# SUPPLIED MATERIAL:
....

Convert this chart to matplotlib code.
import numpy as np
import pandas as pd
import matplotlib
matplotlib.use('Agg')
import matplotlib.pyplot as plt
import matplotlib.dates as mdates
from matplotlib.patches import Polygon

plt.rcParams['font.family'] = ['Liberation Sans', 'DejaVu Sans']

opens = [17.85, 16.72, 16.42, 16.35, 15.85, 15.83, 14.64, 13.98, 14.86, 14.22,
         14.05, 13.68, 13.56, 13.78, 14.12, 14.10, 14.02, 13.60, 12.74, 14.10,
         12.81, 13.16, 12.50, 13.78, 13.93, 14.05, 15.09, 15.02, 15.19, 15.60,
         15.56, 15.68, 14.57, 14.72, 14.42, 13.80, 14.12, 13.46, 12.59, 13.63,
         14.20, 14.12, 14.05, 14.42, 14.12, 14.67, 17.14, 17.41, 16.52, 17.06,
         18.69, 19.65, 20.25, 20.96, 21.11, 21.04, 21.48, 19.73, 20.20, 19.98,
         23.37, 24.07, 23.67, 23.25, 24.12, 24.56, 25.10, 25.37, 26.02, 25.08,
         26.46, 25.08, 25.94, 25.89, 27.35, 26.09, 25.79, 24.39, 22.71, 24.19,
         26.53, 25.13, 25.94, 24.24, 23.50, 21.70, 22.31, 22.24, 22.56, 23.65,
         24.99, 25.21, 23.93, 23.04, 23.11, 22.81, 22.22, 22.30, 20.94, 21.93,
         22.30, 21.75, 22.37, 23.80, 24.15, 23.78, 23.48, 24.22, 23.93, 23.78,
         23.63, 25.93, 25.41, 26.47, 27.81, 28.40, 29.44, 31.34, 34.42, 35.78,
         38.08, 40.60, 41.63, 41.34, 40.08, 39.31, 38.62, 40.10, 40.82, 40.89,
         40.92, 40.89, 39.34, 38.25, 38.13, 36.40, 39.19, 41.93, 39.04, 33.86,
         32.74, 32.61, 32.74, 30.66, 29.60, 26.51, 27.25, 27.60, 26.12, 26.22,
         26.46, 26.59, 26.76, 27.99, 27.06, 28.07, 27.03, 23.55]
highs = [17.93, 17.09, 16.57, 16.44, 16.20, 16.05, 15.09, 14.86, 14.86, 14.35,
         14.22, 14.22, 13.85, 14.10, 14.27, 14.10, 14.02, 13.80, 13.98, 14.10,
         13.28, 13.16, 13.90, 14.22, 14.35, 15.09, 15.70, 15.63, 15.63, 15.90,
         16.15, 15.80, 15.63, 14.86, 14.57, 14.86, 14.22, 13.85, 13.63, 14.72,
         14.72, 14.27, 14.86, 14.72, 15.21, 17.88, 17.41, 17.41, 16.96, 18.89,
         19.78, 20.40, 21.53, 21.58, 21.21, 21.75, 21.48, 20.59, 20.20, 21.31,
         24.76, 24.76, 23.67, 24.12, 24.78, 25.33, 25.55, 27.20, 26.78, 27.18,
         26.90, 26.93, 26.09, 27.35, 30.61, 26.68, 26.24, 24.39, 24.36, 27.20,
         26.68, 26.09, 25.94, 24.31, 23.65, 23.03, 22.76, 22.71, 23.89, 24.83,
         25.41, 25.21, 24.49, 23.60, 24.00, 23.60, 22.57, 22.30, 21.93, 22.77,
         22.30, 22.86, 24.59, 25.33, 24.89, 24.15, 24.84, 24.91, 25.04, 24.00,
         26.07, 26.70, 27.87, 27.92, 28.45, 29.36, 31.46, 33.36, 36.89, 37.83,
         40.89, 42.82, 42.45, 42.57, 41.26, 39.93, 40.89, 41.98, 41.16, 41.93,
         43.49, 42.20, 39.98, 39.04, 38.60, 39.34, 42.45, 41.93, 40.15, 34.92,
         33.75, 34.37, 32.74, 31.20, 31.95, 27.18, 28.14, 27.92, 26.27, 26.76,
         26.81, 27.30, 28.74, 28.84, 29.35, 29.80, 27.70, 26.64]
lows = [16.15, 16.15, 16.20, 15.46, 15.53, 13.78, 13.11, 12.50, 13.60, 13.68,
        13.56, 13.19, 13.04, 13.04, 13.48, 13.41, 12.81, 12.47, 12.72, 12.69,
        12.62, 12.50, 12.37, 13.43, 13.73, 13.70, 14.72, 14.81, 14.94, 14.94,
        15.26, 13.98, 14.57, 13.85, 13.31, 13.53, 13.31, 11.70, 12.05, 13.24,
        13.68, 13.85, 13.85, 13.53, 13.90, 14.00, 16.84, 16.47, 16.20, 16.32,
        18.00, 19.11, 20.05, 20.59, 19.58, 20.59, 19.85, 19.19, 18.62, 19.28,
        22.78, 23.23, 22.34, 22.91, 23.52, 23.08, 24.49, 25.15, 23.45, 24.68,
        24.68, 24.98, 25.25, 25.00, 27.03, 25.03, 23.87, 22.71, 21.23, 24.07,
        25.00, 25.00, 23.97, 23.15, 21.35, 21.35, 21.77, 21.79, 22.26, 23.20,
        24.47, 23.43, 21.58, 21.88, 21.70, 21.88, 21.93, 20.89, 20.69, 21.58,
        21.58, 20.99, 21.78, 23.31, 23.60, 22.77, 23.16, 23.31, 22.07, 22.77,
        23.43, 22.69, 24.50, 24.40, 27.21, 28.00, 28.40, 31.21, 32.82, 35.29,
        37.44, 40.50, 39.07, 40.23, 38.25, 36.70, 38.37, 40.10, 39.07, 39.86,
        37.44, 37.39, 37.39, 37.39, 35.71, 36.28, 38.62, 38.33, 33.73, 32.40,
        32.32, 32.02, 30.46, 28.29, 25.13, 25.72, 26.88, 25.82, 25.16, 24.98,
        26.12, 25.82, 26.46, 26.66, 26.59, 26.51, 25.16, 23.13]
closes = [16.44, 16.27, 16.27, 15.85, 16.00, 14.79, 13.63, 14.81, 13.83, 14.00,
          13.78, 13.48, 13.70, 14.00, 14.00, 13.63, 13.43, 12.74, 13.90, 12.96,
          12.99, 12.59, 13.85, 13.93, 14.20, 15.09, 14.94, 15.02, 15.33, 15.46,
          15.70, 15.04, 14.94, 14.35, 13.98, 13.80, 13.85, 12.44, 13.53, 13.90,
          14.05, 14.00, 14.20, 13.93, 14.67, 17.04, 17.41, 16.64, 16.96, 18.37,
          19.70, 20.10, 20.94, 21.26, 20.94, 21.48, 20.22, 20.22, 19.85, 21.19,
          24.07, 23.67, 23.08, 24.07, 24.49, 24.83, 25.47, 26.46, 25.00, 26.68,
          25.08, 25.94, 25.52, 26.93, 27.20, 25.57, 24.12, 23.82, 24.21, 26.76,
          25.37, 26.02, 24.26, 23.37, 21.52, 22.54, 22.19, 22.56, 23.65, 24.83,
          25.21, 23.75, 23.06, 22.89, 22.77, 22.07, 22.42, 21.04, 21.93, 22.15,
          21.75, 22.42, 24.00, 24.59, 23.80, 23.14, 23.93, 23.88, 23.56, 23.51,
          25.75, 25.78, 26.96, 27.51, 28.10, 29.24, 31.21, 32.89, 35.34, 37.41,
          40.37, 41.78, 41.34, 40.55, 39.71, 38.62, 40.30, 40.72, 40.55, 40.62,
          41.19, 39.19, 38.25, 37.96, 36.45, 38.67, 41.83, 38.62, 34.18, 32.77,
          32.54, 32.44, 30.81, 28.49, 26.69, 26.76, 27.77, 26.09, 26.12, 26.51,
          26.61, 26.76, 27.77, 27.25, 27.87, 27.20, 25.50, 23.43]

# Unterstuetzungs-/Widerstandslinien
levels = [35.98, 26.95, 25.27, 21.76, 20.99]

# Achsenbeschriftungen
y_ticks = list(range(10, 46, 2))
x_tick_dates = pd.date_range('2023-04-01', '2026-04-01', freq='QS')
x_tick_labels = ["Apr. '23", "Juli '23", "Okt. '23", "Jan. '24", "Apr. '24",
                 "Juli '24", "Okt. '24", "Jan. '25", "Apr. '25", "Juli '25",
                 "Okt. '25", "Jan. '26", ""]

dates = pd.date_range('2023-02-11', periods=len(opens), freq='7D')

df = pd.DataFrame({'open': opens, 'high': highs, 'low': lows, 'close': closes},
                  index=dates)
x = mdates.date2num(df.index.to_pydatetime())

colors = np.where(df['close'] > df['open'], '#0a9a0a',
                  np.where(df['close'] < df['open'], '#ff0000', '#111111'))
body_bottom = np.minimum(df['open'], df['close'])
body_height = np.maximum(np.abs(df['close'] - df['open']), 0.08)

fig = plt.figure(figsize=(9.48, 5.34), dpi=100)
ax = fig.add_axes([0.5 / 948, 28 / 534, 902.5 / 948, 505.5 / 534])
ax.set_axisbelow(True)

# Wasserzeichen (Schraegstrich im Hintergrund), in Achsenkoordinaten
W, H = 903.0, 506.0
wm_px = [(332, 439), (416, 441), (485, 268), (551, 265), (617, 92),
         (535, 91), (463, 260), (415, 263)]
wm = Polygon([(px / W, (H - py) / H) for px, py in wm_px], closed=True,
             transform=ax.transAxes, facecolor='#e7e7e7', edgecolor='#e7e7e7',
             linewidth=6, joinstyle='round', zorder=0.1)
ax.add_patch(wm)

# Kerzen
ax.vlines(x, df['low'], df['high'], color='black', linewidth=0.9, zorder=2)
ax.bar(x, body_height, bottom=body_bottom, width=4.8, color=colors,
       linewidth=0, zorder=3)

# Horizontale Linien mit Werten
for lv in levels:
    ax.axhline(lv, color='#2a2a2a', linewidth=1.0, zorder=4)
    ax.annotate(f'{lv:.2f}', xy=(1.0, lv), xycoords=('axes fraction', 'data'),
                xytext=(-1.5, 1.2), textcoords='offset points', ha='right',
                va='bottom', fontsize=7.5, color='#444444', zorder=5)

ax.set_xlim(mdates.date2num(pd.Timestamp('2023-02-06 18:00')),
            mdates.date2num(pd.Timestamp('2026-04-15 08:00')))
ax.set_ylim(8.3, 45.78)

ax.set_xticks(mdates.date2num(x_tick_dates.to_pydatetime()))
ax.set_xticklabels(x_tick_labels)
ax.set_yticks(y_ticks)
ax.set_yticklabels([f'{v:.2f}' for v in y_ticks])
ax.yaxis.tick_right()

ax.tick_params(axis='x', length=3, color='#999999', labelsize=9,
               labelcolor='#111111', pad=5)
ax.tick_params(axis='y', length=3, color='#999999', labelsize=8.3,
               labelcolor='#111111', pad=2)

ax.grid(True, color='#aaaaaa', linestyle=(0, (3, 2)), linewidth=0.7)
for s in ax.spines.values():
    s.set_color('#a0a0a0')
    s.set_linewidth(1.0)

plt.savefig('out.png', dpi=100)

....

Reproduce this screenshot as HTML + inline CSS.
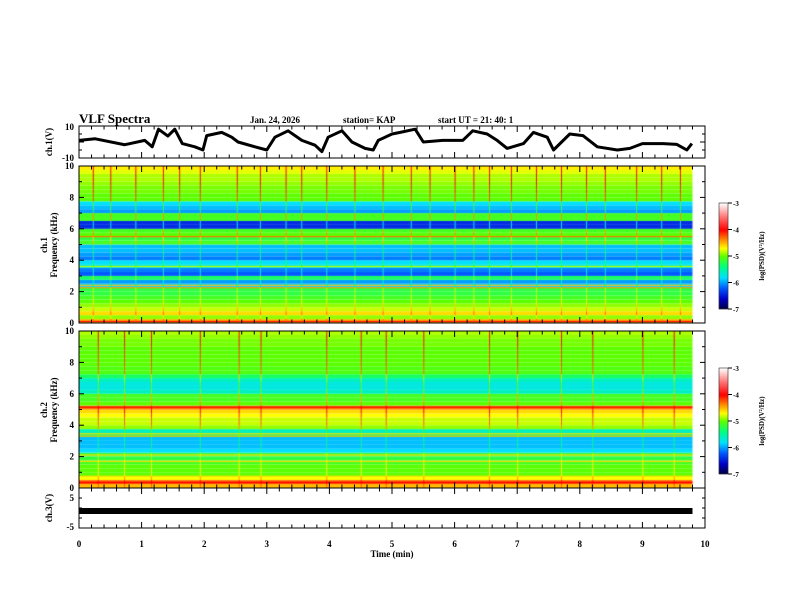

....

Retype the portion of the data above that starts on the line with "Convert this chart to matplotlib code." and finishes on the line with "plt.rcParams['font.family'] = ['Liberation", including both of those lines.

# TASK OUTPUT:
Convert this chart to matplotlib code.
import numpy as np
import pandas as pd
import matplotlib
matplotlib.use('Agg')
import matplotlib.pyplot as plt
import matplotlib.dates as mdates
from matplotlib.patches import Polygon

plt.rcParams['font.family'] = ['Liberation Sans', 'DejaVu Sans']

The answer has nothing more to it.